Various forms of gambling are associated with the Dashain festival. It is the only gambling is allowed in public places. Friends and relatives invite each other to their house to eat, drink gamble and merrymaking.
Fun and games.
Kite flying is a favorite thing to do just before and during this festival. The skies are filled with flying kites. These colorful kites are flown from the rooftops and fields. It is believed that the kites are sent to request the gods not to send any more rain. Traditional kites were made from lokta paper (made from the pulp of Daphne plant). The youngsters try to 'fight kites' by cutting the strings.
Another traditional practice is to build wooden Ferris wheels and swings that are set up with tall bamboos on four corners; it has a jute rope with a small wooden seat in the middle. Young boys and men try to impress the girls by swinging as high as they can, and a large group of people gathers around to see who can go the highest.

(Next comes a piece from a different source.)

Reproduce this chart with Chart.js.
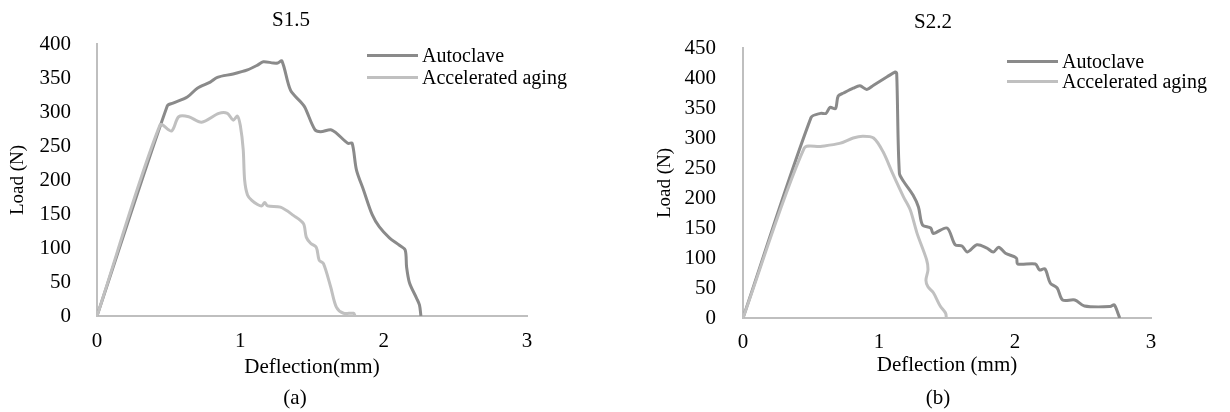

The atmosphere during Dashain
Dashain is one of the most critical economic periods of the fiscal year; people splurge to buy new clothes, animals, food, vehicles etcetera. Houses get cleaned and painted. Every sector of the economic gains from this festival when the citizens get lavish for this famous festival.
A new trend has begun when throngs of domestic tourists visit places of interests within the country, go trekking and going overseas during this holiday period has started to boom
There is a severe shortage of seats on the vehicles leaving Kathmandu valley as people from other districts want to go home to celebrate this festival along with migrant workers returning from the middle east, Malaysia and other countries for this festival. Kathmandu witnesses an exodus of up to 3 million people leaving the valley to celebrate this festival with their near and dear one.